Aside from the boarded up windows, the Chi Tau fraternity at Chico State University looked like any other fraternity house. Two stories, white, with pillars and a balcony.
Yet inside, it was anything but ordinary. Describing the basement, Chico Police detective Greg Keeney said, ‘It’s kind of like the medieval castle dungeon.’ The walls were covered with the phrase: ‘In the basement, no one can hear you scream.’ This dungeon would be the scene of a heinous crime. Two pledges were ordered to do calisthenics in raw sewage. The pledges were forced to drink from a five-gallon jug of water, which was filled over and over. Fans blasted freezing air on their drenched bodies.
Covered in urine and vomit, one of the pledges, Matthew Carrington, collapsed from a seizure. He died the next morning of water intoxication, which caused swelling in his brain and lungs.
Hazing is unacceptable and far too commonplace. According to HazingPrevention.org, there were seven deaths linked to hazing-related activities during the last academic year alone. These alarming statistics make this week, National Hazing Prevention Week, an educational necessity for college students across the country.

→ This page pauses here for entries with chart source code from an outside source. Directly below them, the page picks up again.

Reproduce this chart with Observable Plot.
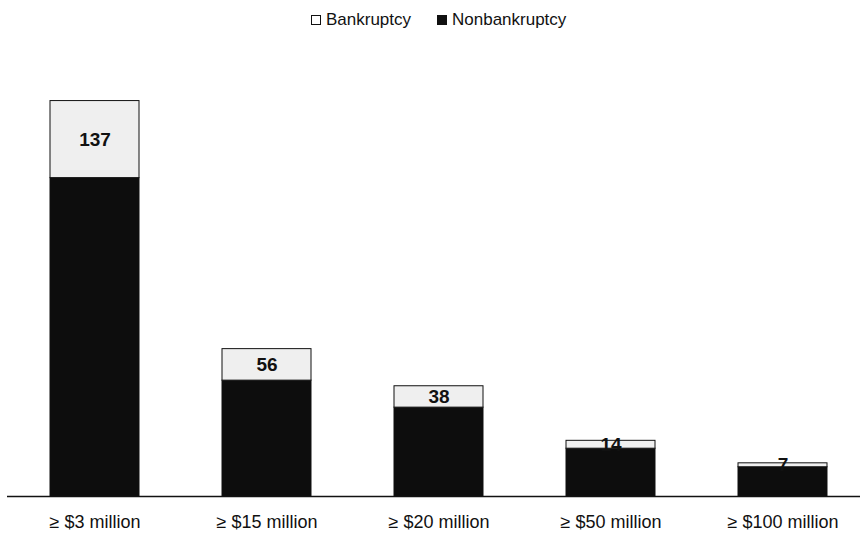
<!DOCTYPE html>
<html>
<head>
<meta charset="utf-8">
<script src="https://cdn.jsdelivr.net/npm/d3@7"></script>
<script src="https://cdn.jsdelivr.net/npm/@observablehq/plot@0.6"></script>
<style>
  body { margin: 0; background: #fff; }
  #legend { position: relative; height: 36px; width: 860px;
    font-family: "Liberation Sans Narrow", "Liberation Sans", Arial, sans-serif; font-size: 17px; color: #111; }
  .item { position: absolute; top: 10px; height: 20px; line-height: 20px; display: flex; align-items: center; white-space: nowrap; }
  .sw { width: 10px; height: 10px; margin-right: 5px; box-sizing: border-box; border: 1px solid #111; }
  #chart svg { display: block; font-family: "Liberation Sans Narrow", "Liberation Sans", Arial, sans-serif; }
</style>
</head>
<body>
<div id="legend">
  <div class="item" style="left:311px"><div class="sw" style="background:#fff"></div>Bankruptcy</div>
  <div class="item" style="left:437px"><div class="sw" style="background:#111"></div>Nonbankruptcy</div>
</div>
<div id="chart"></div>
<script>
const categories = ["≥ $3 million", "≥ $15 million", "≥ $20 million", "≥ $50 million", "≥ $100 million"];
const bankruptcy = [137, 56, 38, 14, 7];
const nonbankruptcy = [566, 206, 158, 85, 52];
const series = ["Nonbankruptcy", "Bankruptcy"];

const rows = [];
categories.forEach((c, i) => {
  rows.push({cat: c, type: "Nonbankruptcy", value: nonbankruptcy[i]});
  rows.push({cat: c, type: "Bankruptcy", value: bankruptcy[i]});
});
const labels = categories.map((c, i) => ({cat: c, mid: nonbankruptcy[i] + bankruptcy[i] / 2, text: String(bankruptcy[i])}));

const chart = Plot.plot({
  width: 860,
  height: 499,
  marginTop: 10,
  marginBottom: 39,
  marginLeft: 7,
  marginRight: 0,
  x: {domain: categories, range: [7, 869], paddingInner: 0.485, paddingOuter: 0.237, label: null, tickSize: 0, tickPadding: 19},
  y: {domain: [0, 800], axis: null},
  color: {domain: series, range: ["#0d0d0d", "#efefef"]},
  style: {fontSize: "18px", color: "#111"},
  marks: [
    Plot.barY(rows, {x: "cat", y: "value", fill: "type", order: series, stroke: "#111", strokeWidth: 1}),
    Plot.text(labels, {x: "cat", y: "mid", text: "text", fontSize: 19, fontWeight: "bold", fill: "#111"}),
    Plot.ruleY([0], {stroke: "#111", strokeWidth: 1.5})
  ]
});
document.getElementById("chart").appendChild(chart);
</script>
</body>
</html>
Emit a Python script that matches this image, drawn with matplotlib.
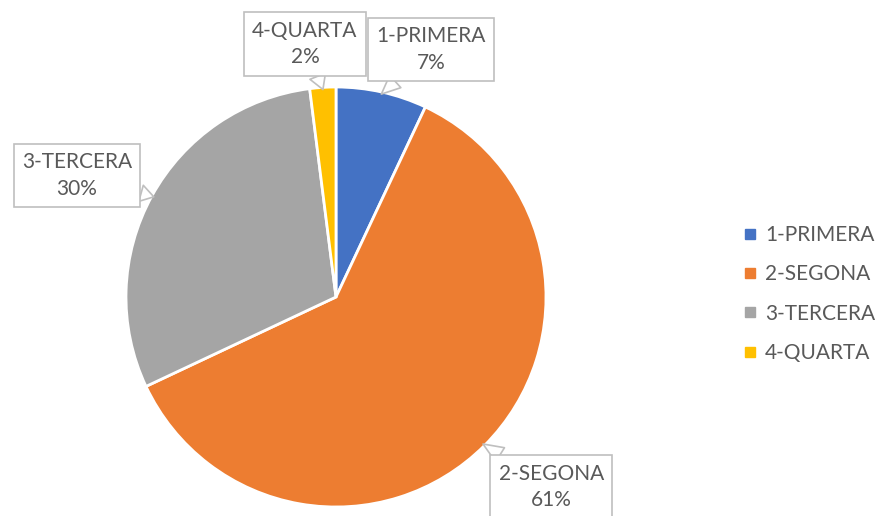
import numpy as np
import matplotlib.pyplot as plt
from matplotlib.lines import Line2D

plt.rcParams['font.family'] = ['Lato', 'DejaVu Sans']

categories = ["1-PRIMERA", "2-SEGONA", "3-TERCERA", "4-QUARTA"]
values = [7, 61, 30, 2]
colors = ["#4472C4", "#ED7D31", "#A5A5A5", "#FFC000"]

# label box centres (data units, pie radius = 1)
label_pos = [(0.452, 1.18), (1.025, -0.905), (-1.233, 0.578), (-0.148, 1.205)]

fig = plt.figure(figsize=(8.75, 5.16), dpi=100)
# pie centre at (336, 297) px, radius 210 px
ax = fig.add_axes([(336 - 210) / 875, (516 - 297 - 210) / 516, 420 / 875, 420 / 516])

wedges, _ = ax.pie(values, colors=colors, startangle=90, counterclock=False,
                   wedgeprops=dict(edgecolor="white", linewidth=2))
ax.set_xlim(-1, 1)
ax.set_ylim(-1, 1)
ax.set_aspect("equal")

total = sum(values)
for w, cat, v, pos in zip(wedges, categories, values, label_pos):
    mid = np.deg2rad((w.theta1 + w.theta2) / 2)
    tip = (np.cos(mid) * 0.99, np.sin(mid) * 0.99)
    ax.annotate(f"{cat}\n{v / total * 100:.0f}%", xy=tip, xytext=pos,
                ha="center", va="center", fontsize=15, color="#595959",
                linespacing=1.42, annotation_clip=False,
                bbox=dict(boxstyle="square,pad=0.4", fc="white", ec="#BFBFBF", lw=1.2),
                arrowprops=dict(arrowstyle="wedge,tail_width=0.8,shrink_factor=0.5",
                                fc="white", ec="#BFBFBF", lw=1.2,
                                shrinkA=0, shrinkB=0))

handles = [Line2D([], [], marker="s", linestyle="none", markersize=7,
                  markerfacecolor=c, markeredgecolor=c) for c in colors]
fig.legend(handles, categories, loc="center left",
           bbox_to_anchor=(743 / 875, 1 - 294 / 516), frameon=False,
           borderpad=0, borderaxespad=0,
           fontsize=15, labelcolor="#595959", handlelength=0.7,
           handletextpad=0.35, labelspacing=0.93)

fig.savefig("out.png", dpi=100)
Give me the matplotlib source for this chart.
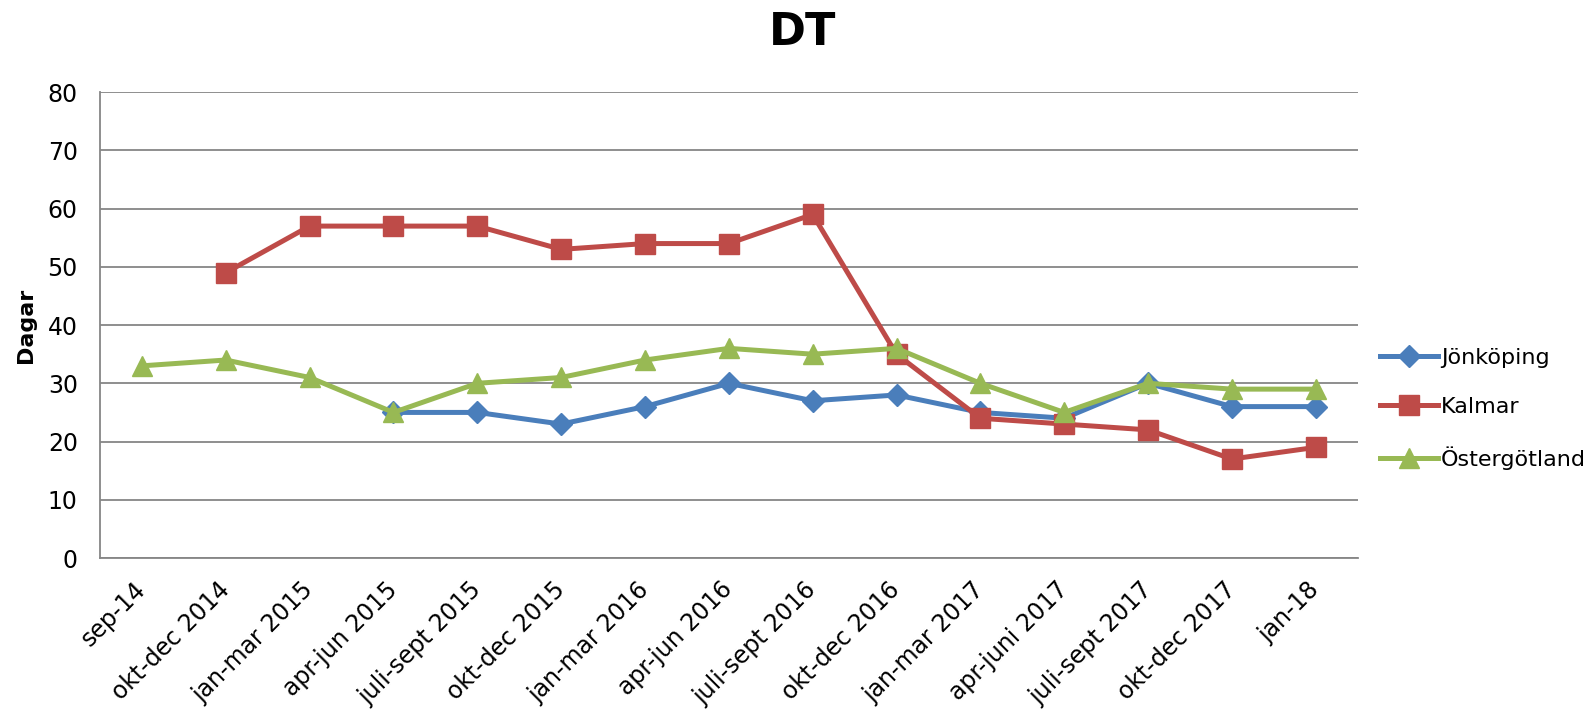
import matplotlib.pyplot as plt
import numpy as np

# category labels and series values (None = no data)
labels = ['sep-14', 'okt-dec 2014', 'jan-mar 2015', 'apr-jun 2015', 'juli-sept 2015',
          'okt-dec 2015', 'jan-mar 2016', 'apr-jun 2016', 'juli-sept 2016', 'okt-dec 2016',
          'jan-mar 2017', 'apr-juni 2017', 'juli-sept 2017', 'okt-dec 2017', 'jan-18']
jonkoping = [None, None, None, 25, 25, 23, 26, 30, 27, 28, 25, 24, 30, 26, 26]
kalmar = [None, 49, 57, 57, 57, 53, 54, 54, 59, 35, 24, 23, 22, 17, 19]
ostergotland = [33, 34, 31, 25, 30, 31, 34, 36, 35, 36, 30, 25, 30, 29, 29]

def arr(v):
    return np.array([np.nan if a is None else a for a in v], dtype=float)

x = np.arange(len(labels))

fig = plt.figure(figsize=(15.95, 7.2), dpi=100)
ax = fig.add_axes([0.0627, 0.225, 0.7885, 0.647])

ax.plot(x, arr(jonkoping), color='#4A7EBB', lw=3.6, marker='D', ms=11, label='Jönköping')
ax.plot(x, arr(kalmar), color='#BE4B48', lw=3.6, marker='s', ms=14, label='Kalmar')
ax.plot(x, arr(ostergotland), color='#98B954', lw=3.6, marker='^', ms=14, label='Östergötland')

ax.set_xlim(-0.5, len(labels) - 0.5)
ax.set_ylim(0, 80)
ax.set_yticks(range(0, 81, 10))
ax.yaxis.grid(True, color='#868686', lw=1.3)
ax.set_axisbelow(True)
for s in ['top', 'right']:
    ax.spines[s].set_visible(False)
for s in ['left', 'bottom']:
    ax.spines[s].set_color('#868686')
    ax.spines[s].set_linewidth(1.3)
ax.tick_params(length=0, labelsize=17)
ax.tick_params(axis='y', pad=16)
ax.tick_params(axis='x', pad=20)
ax.set_xticks(x)
ax.set_xticklabels(labels, rotation=45, ha='right', va='center', rotation_mode='anchor')
ax.set_ylabel('Dagar', fontsize=16, fontweight='bold', labelpad=8)
fig.suptitle('DT', fontsize=32, fontweight='bold', x=0.503, y=0.985)

ax.legend(loc='center left', bbox_to_anchor=(1.0, 0.32), frameon=False, fontsize=16,
          handlelength=2.6, handletextpad=0.15, labelspacing=1.3, borderaxespad=0.6)

fig.savefig('out.png', dpi=100)
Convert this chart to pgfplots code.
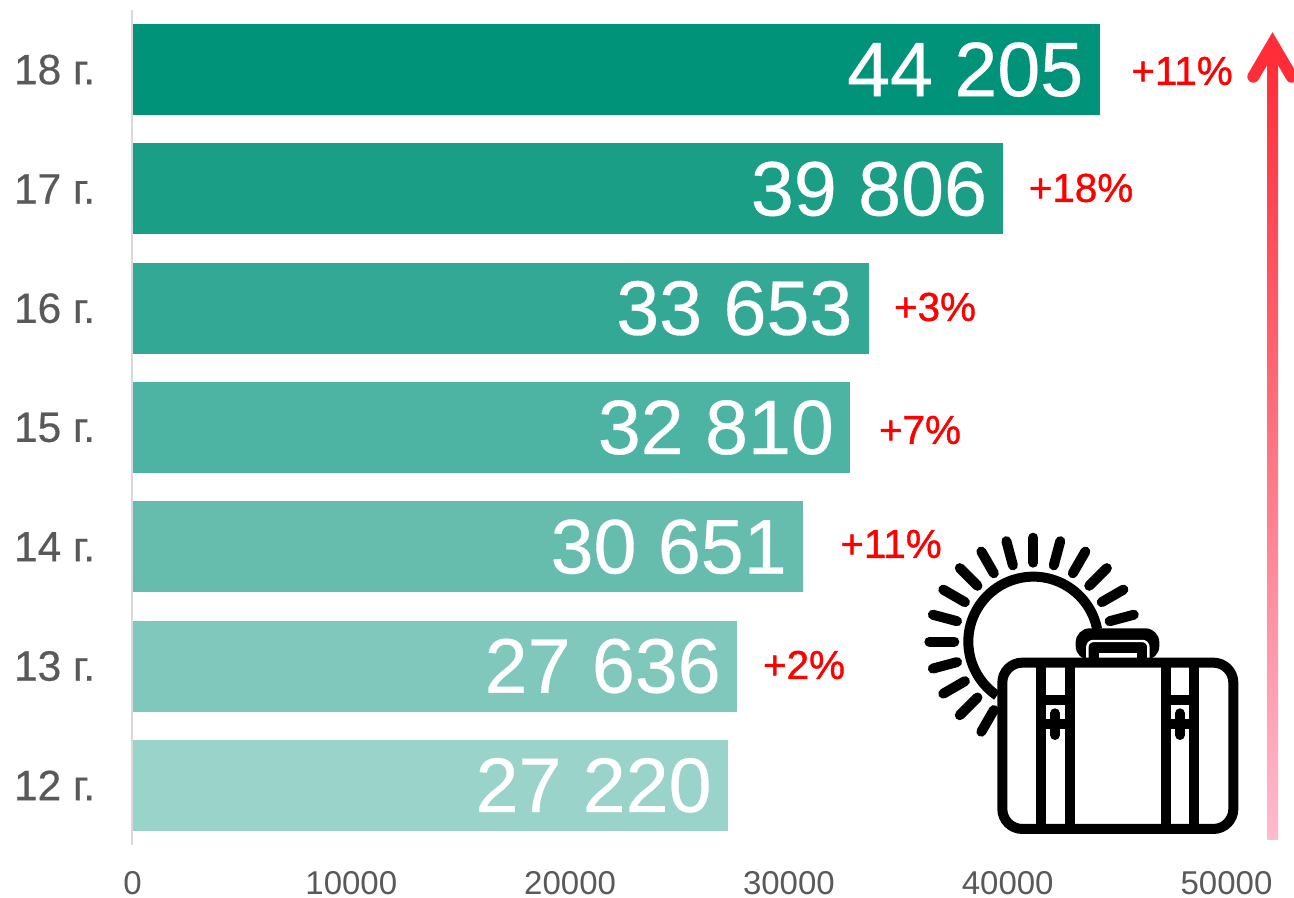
\documentclass[border=0pt]{standalone}
\usepackage{pgfplots}
\pgfplotsset{compat=1.18}
\usepackage{fontspec}
\setmainfont{Liberation Sans}
\newfontfamily\pctfont[FakeBold=1.0]{Liberation Sans}
\newfontfamily\catfont[FakeBold=0.5]{Liberation Sans}
\newfontfamily\valfont[FakeBold=0.4]{Liberation Sans}
\definecolor{tick}{HTML}{595959}
\definecolor{axisl}{HTML}{D9D9D9}
\definecolor{b6}{HTML}{00937A}
\definecolor{b5}{HTML}{1A9E86}
\definecolor{b4}{HTML}{33A995}
\definecolor{b3}{HTML}{4DB3A2}
\definecolor{b2}{HTML}{66BDAE}
\definecolor{b1}{HTML}{80C8BC}
\definecolor{b0}{HTML}{9AD3CA}
\definecolor{arrtop}{HTML}{FF2D37}
\definecolor{arrbot}{HTML}{FFBBCE}
\begin{document}
\begin{tikzpicture}
\path[use as bounding box] (0,0) rectangle (647pt,449pt);
\begin{axis}[
  at={(66.25pt,26.5pt)}, anchor=south west,
  scale only axis, width=547pt, height=417.5pt,
  xmin=0, xmax=50000, ymin=-0.5, ymax=6.5,
  axis x line=bottom, axis y line=left, clip=false,
  axis on top,
  x axis line style={draw=none,-},
  y axis line style={draw=axisl,line width=1pt,-},
  major tick length=0pt,
  xtick={0,10000,20000,30000,40000,50000},
  scaled x ticks=false,
  /pgf/number format/1000 sep={},
  /pgf/number format/assume math mode=true,
  xticklabel style={font=\fontsize{16.5}{20}\selectfont, text=tick, inner sep=0pt, anchor=center, yshift=-19pt},
  ytick={0,1,2,3,4,5,6},
  yticklabels={12 г.,13 г.,14 г.,15 г.,16 г.,17 г.,18 г.},
  yticklabel style={font=\catfont\fontsize{21.2}{24}\selectfont, text=tick, anchor=east, inner sep=0pt, xshift=-18.5pt},
  xbar, bar width=45.5pt, bar shift=0pt,
  point meta=explicit symbolic,
  nodes near coords,
  nodes near coords style={anchor=east, inner sep=0pt, xshift=-8pt, text=white, font=\valfont\fontsize{38.6}{44}\selectfont},
]
\addplot[fill=b0,draw=none] coordinates {(27220,0) [27 220]};
\addplot[fill=b1,draw=none] coordinates {(27636,1) [27 636]};
\addplot[fill=b2,draw=none] coordinates {(30651,2) [30 651]};
\addplot[fill=b3,draw=none] coordinates {(32810,3) [32 810]};
\addplot[fill=b4,draw=none] coordinates {(33653,4) [33 653]};
\addplot[fill=b5,draw=none] coordinates {(39806,5) [39 806]};
\addplot[fill=b6,draw=none] coordinates {(44205,6) [44 205]};
\end{axis}
\begin{scope}[x=0.5pt,y=-0.5pt,yshift=449pt]
% percent labels
\foreach \px/\py/\t in {1182/71/+11\%,1081/188/+18\%,935/307/+3\%,920/430/+7\%,891/544/+11\%,804/665/+2\%}
  \node[text=red,inner sep=0pt,font=\pctfont\fontsize{20.2}{24}\selectfont] at (\px,\py) {\t};
% arrow
\shade[top color=arrtop,bottom color=arrbot,draw=none] (1267.3,840) rectangle (1278,55);
\draw[color=arrtop,line width=6pt,line cap=round,line join=miter,miter limit=10] (1253.3,76.7) -- (1272.5,44) -- (1291.7,76.7);
\end{scope}
% icon, coordinates = 3x zoom of the region starting at (900,510)
\begin{scope}[x=0.5pt/3,y=-0.5pt/3,shift={(450pt,449pt-255pt)}]
\foreach \a in {15,30,45,60,75,90,105,120,135,150,165,180,195,210,225,240}
  \draw[line width=5pt,line cap=round] ({400+237*cos(\a)},{395-237*sin(\a)}) -- ({400+312*cos(\a)},{395-312*sin(\a)});
\draw[line width=5pt] ({400+195*cos(11)},{395-195*sin(11)}) arc[start angle=-11,end angle=-236,radius=195];
\fill[black,rounded corners=7pt] (527,450) rectangle (778,355);
\draw[white,line width=1.2pt,rounded corners=3pt] (562,450) -- (562,393) -- (745,393) -- (745,450);
\fill[white] (597,430) rectangle (710,445);
\draw[line width=5pt,fill=white,rounded corners=10pt] (307,458) rectangle (1000,957);
\foreach \xa/\xb/\xc in {422/509/465,797/883/840}{
  \draw[line width=5pt] (\xa,458) -- (\xa,957);
  \draw[line width=5pt] (\xb,458) -- (\xb,957);
  \draw[line width=5pt] (\xa,570) -- (\xb,570);
  \draw[line width=5pt] (\xa,642) -- (\xb,642);
  \draw[line width=5pt,line cap=round] (\xc,610) -- (\xc,675);
}
\end{scope}
\end{tikzpicture}
\end{document}
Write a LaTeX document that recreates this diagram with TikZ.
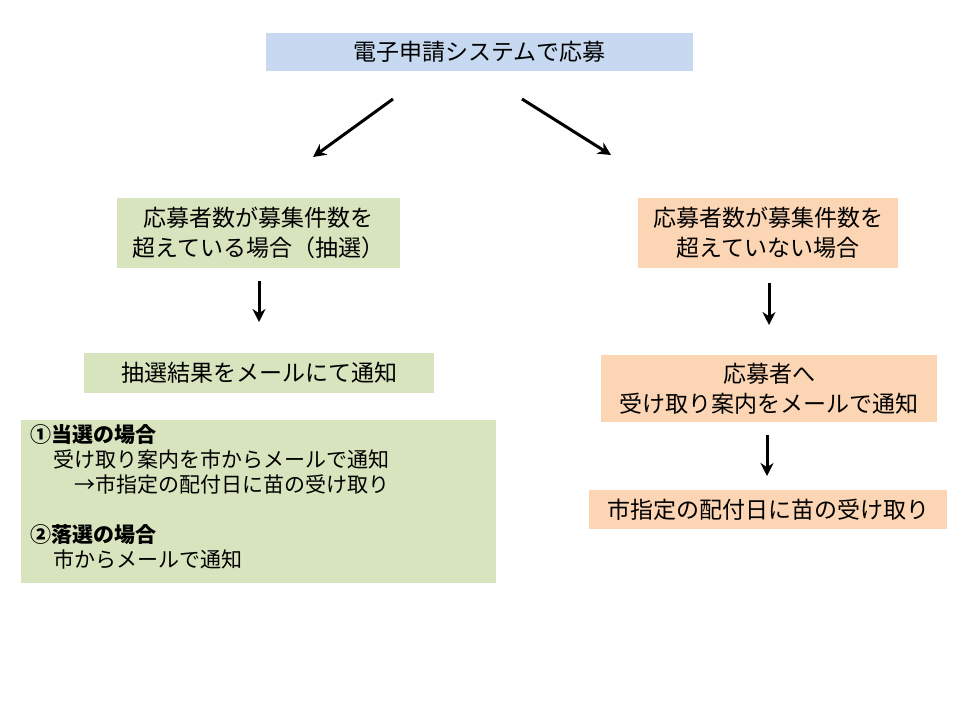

Hazing can occur anywhere, not just in Greek life. A 1999 study by Alfred University and the NCAA found that about 80 percent of college athletes had been subjected to some form of hazing. Half were required to participate in drinking contests or alcohol-related initiations and two-thirds were subjected to humiliating hazing rituals.
Alcohol poisoning often occurs in these supposedly harmless drinking games. Chuck Stenzel, one of the martyrs of the anti-hazing movements, was shoved into the trunk of a car during freezing weather with another pledge. He was forced to finish a lethal mix of bourbon, wine and beer before being freed. He died of acute alcohol poisoning a couple hours later.
Proponents and defenders of hazing claim it allows members to bond and ‘puts pledges in their place.’ This is absurd. It is entirely possible for members to bond without putting them through extreme trials and suffering. To treat pledges as lesser humans is a demeaning and a violent cycle that must end.
Hazing can be as extreme as branding, sodomizing or physically hurting members. Verbal and mental abuse can be just as damaging. With the zero tolerance rules in place, the rule should be: If there is any doubt that it can be construed as hazing, don’t do it. However, zero tolerance doesn’t always mean there will be zero hazing.
Washington State University and state law ban hazing of any form, but we are not immune. The Sigma Nu chapter here was suspended for three years for hazing activities.
If you are a witness to hazing, I urge you to step out and protect the victims before real tragedy occurs. Anyone who suffered hazing must speak up, otherwise the cycle of abusive behavior will keep going. It must be clear to every organization that hazing is not acceptable.
Hazing goes against everything that Greek and athletic organizations claim to aspire to be. Be careful with who you become involved, because the innocent white houses of Greek Row or the damp locker rooms of campus can sometimes have sinister secrets hidden beneath their surface.